The Royal family draw in millions of international visitors every year. Their philanthropic work at home and abroad has brought them global attention on top of the allure of the family’s history and heritage.
The late Princess Diana’s work is still fondly remembered, particularly given the high profile lives of her sons, the Princes William and Harry. That’s why many of London’s tourists make their way to Buckingham Palace. Look out for the Royal Standard flag flying – it means the Queen is home.
England may not have won the football World Cup since a famous victory against West Germany in 1966 at the now demolished Wembley stadium but its sporting heritage is still wonderfully captured in London. Not least, you’ve got the chance to experience the best soccer league in the world at the new stadiums of Arsenal and Tottenham.
The new Wembley stadium also hosts an eclectic mix of events throughout the year from sport to rock concerts. You can also check out where the 2012 Olympic Games were held at West Ham’s stadium, and experience the great game of cricket at Lords, the place where the professional sport began.
History in London is boldly captured in the array of world famous museums it has as well as within the city’s memorable sites such as in its groundbreaking architecture and the footprint left by its most famous inhabitants. Must-see historical sites include the Houses of Parliament, Big Ben, Westminster Abbey, Trafalgar Square, Tower Bridge, and Baker Street (made famous by Arthur Conan Doyle’s detective Sherlock Holmes).
There’s also the iconic Prince Charles the only independent cinema in the West End, and one that still shows around ten different films per week including special events with the stars and filmmakers themselves. The Hippodrome in Leicester Square, which first opened in 1900 as a theatre, is another. Today you can catch live stage shows like Magic Mike, have dinner at the Heliot Steak House, learn how to play casino games across five floors featuring poker, blackjack, roulette, electronic games and slots, or watch the latest sports events on the big screen in the lounge.
There’s also some unforgettable museums to see such as the HMS Belfast, a floating museum which preserves the ship which fought during D-Day in 1944 and later during the Korean War. The Imperial War Museum nearby complements this experience while the Charles Dickens Museum, National Maritime, National History, and London Transport museums are all highly recommended.
Be prepared to walk a lot.
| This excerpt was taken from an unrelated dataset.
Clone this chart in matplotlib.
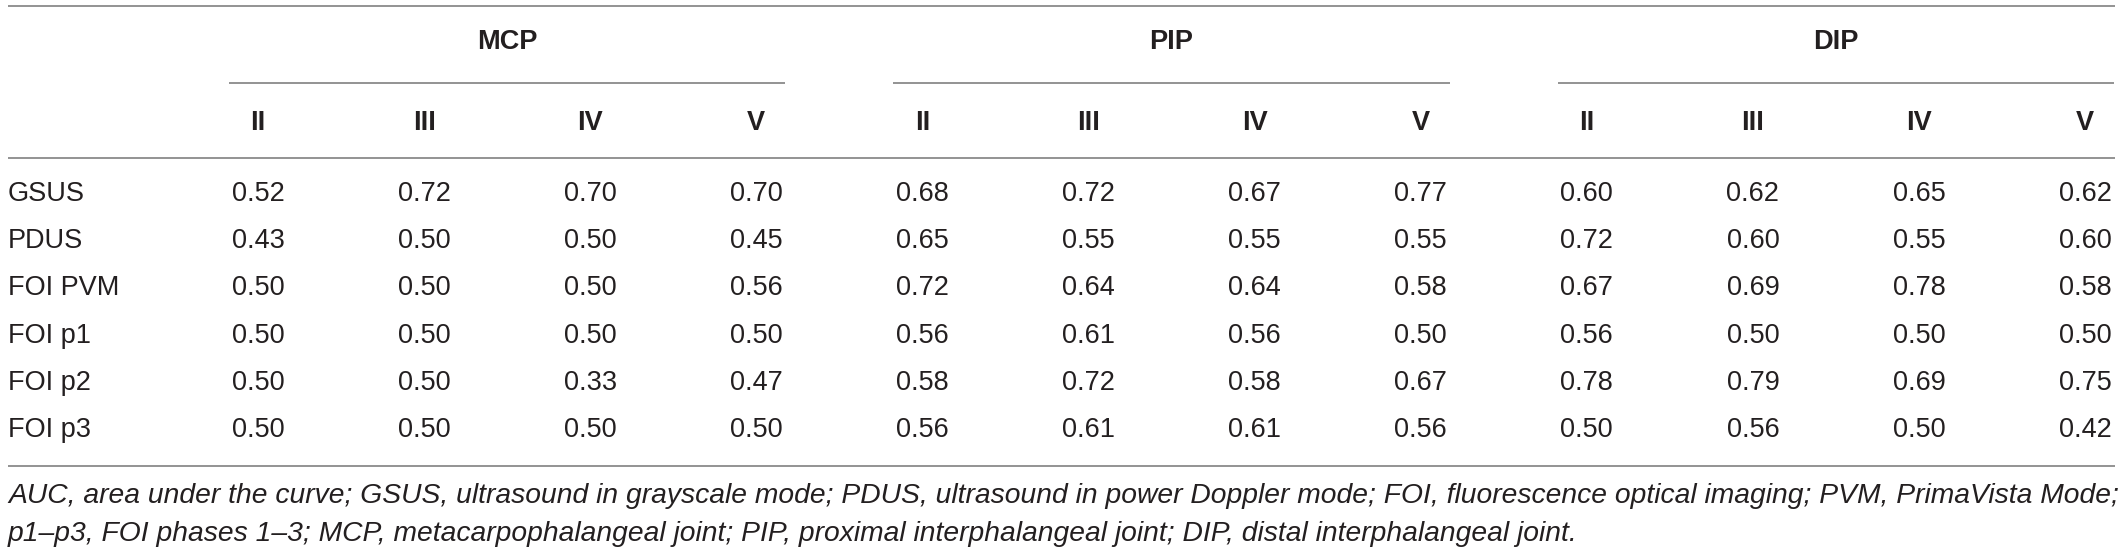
import matplotlib.pyplot as plt
import matplotlib

matplotlib.rcParams['font.family'] = ['Liberation Sans', 'DejaVu Sans']

groups = ['MCP', 'PIP', 'DIP']
fingers = ['II', 'III', 'IV', 'V']
methods = ['GSUS', 'PDUS', 'FOI PVM', 'FOI p1', 'FOI p2', 'FOI p3']

mcp = [[0.52, 0.72, 0.70, 0.70],
       [0.43, 0.50, 0.50, 0.45],
       [0.50, 0.50, 0.50, 0.56],
       [0.50, 0.50, 0.50, 0.50],
       [0.50, 0.50, 0.33, 0.47],
       [0.50, 0.50, 0.50, 0.50]]
pip = [[0.68, 0.72, 0.67, 0.77],
       [0.65, 0.55, 0.55, 0.55],
       [0.72, 0.64, 0.64, 0.58],
       [0.56, 0.61, 0.56, 0.50],
       [0.58, 0.72, 0.58, 0.67],
       [0.56, 0.61, 0.61, 0.56]]
dip = [[0.60, 0.62, 0.65, 0.62],
       [0.72, 0.60, 0.55, 0.60],
       [0.67, 0.69, 0.78, 0.58],
       [0.56, 0.50, 0.50, 0.50],
       [0.78, 0.79, 0.69, 0.75],
       [0.50, 0.56, 0.50, 0.42]]

footnote = [
    'AUC, area under the curve; GSUS, ultrasound in grayscale mode; PDUS, ultrasound in power Doppler mode; '
    'FOI, fluorescence optical imaging; PVM, PrimaVista Mode;',
    'p1\u2013p3, FOI phases 1\u20133; MCP, metacarpophalangeal joint; PIP, proximal interphalangeal joint; '
    'DIP, distal interphalangeal joint.',
]

W, H = 2120, 552
fig = plt.figure(figsize=(W / 100, H / 100), dpi=100)
ax = fig.add_axes([0, 0, 1, 1])
ax.set_xlim(0, W)
ax.set_ylim(H, 0)
ax.axis('off')

txt = '#231f20'
rule = '#808080'
fs = 19.5

col0, step = 258, 166.1
left, right = 8, 2115
row0, row_step = 194, 47.2

ax.hlines([6, 158, 466], left, right, color=rule, lw=1.2)

tables = [mcp, pip, dip]
for g, (name, values) in enumerate(zip(groups, tables)):
    xs = [col0 + step * (4 * g + j) for j in range(4)]
    ax.hlines(83, xs[0] - 29, xs[-1] + 29, color=rule, lw=1.2)
    ax.text((xs[0] + xs[-1]) / 2, 42, name, ha='center', va='center',
            fontsize=fs, fontweight='bold', color=txt)
    for j, f in enumerate(fingers):
        ax.text(xs[j], 123, f, ha='center', va='center',
                fontsize=fs, fontweight='bold', color=txt)
    for i, row in enumerate(values):
        for j, v in enumerate(row):
            ax.text(xs[j], row0 + row_step * i, f'{v:.2f}', ha='center', va='center',
                    fontsize=fs, color=txt)

for i, m in enumerate(methods):
    ax.text(left, row0 + row_step * i, m, ha='left', va='center', fontsize=fs, color=txt)

# footnote: size it so the first line runs to the right rule like in the source
notes = [ax.text(left, 496 + 38 * k, line, ha='left', va='center', fontsize=17.6,
                 style='italic', color=txt) for k, line in enumerate(footnote)]
renderer = fig.canvas.get_renderer()
w = notes[0].get_window_extent(renderer).width
nfs = 17.6 * (2108 - left) / w
for t in notes:
    t.set_fontsize(nfs)

plt.savefig('out.png', dpi=100, facecolor='white')
plt.close()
If you’ve got energy in your legs, you’ll get the most out of your trip to London. And perhaps the best way to capture the city’s cultural heritage is to visit one of its world famous pubs such as the Ye Olde Cheshire Cheese which has been standing at its site in Fleet Street since it was rebuilt following the Great Fire of London. There are riverside views at The Mayflower, Michelin-starred food at The Harwood Arms, or you try The George Inn which was a favourite of William Shakespeare.
Famous restaurants, great pubs, iconic sports teams, celebrity homes, and even must-see roads (The Beatles crossed Abbey Road in north west London for that famous photograph and album cover in 1969) in addition to the unforgettable history and culture you’ll experience. London is one of the most visited cities in the world because it has something for everyone.